A day or so later, Salon's Glenn Greenwald posted on this incident.
Greenwald's newest post is titled "The Bush/McCain/Palin contempt for subpoenas and the rule of law" and begins with Palin's husband's refusal to obey a subpoena to testify. This is a crime in this republic, which if Palin's husband's group had had its way, would NOT include Alaska.
After a lengthy, serious discussion, the likes of which have endeared Greenwald before to lovers of America's constitution and republic, he says this:
And it's that precise anti-democratic mentality -- "the people don't need any say in what our Government does; it's best if the President rules without any political accountability" -- that has enabled Bush officials and now their would-be GOP successors simply to decide that they're above the law and that they can exempt themselves from investigation and accountability.
It ought to be striking to read an article that reports this:
(a) X is illegal under the law, punishable with fines and prison;
(b) Political official P just announced that s/he will do X;
(c) The reason is that P knows there will be no consequences for X.
That's the elimination of the rule of law and core democratic processes expressed in elementary logical terms, and that's what the AP just reported yesterday about the Palins' refusal to comply with subpoenas, and what media outlets have been reporting for years about what Bush officials have done. But it's not striking.
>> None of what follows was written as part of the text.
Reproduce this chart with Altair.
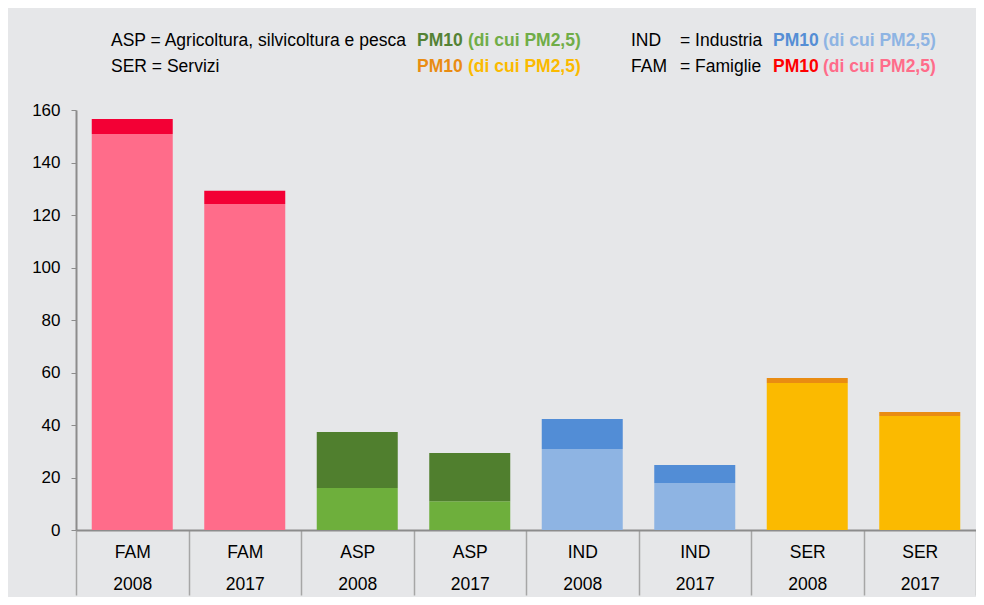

It's now the standard way our lawless government functions.
The wingnuts have been hysterical with outrage over someone's invading Sarah Palin's privacy, and they are demanding arrest, fines, and imprisonment for the "liberals" behind it, but they totally forgive documented instances of the current administration's widespread use of illegal wiretapping and similar practices.
THIS is why we need to elect someone other than John McCain, who promises to be even Bushier than Bush.